Lance Armstrong, who this fall was stripped of his seven Tour de France titles for doping and barred for life from competing in all Olympic sports, has told associates and anti-doping officials that he is considering publicly admitting that he used banned performance-enhancing drugs and blood transfusions during his cycling career, according to several people with direct knowledge of the situation.
He would do this, the people said, because he wants to persuade anti-doping officials to restore his eligibility so that he can resume his athletic career.
For more than a decade, Armstrong has denied doping, even after anti-doping officials laid out their case against him in October in hundreds of pages of eyewitness testimony from teammates, e-mail correspondence, financial records and laboratory analyses.
'Anything is possible'
When asked whether Armstrong might admit to doping, Tim Herman, Armstrong's longtime lawyer, said: "I do not know about that. I suppose anything is possible, for sure. Right now, that's really not on the table."
Several legal cases stand in the way of a confession, the people familiar with the situation said.
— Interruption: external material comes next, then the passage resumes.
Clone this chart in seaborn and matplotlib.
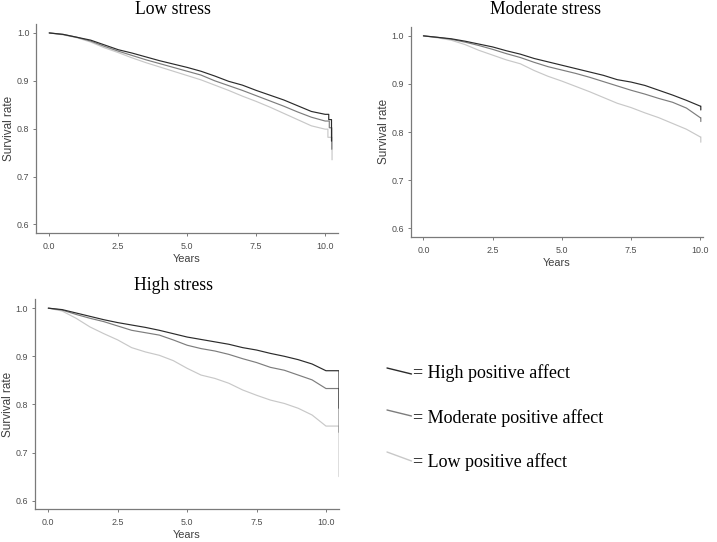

Among the obstacles is a federal whistleblower case in which he and several officials from Armstrong's U.S. Postal Service cycling team are accused of defrauding the government by allowing doping on the squad when the team's contract with the Postal Service explicitly forbade it.
Armstrong, 41, has been in discussions with the U.S. Anti-Doping Agency and has met with Travis Tygart, the agency's chief executive, in an effort to mitigate the lifetime ban he received for playing a lead role in doping on his Tour-winning teams, said one person briefed on the situation.
Armstrong is also seeking to meet with David Howman, director general of the World Anti-Doping Agency, that person said. Herman denied that Armstrong was talking to Tygart, who declined to comment. Howman, who is on vacation in New Zealand, did not respond to a phone call and an e-mail.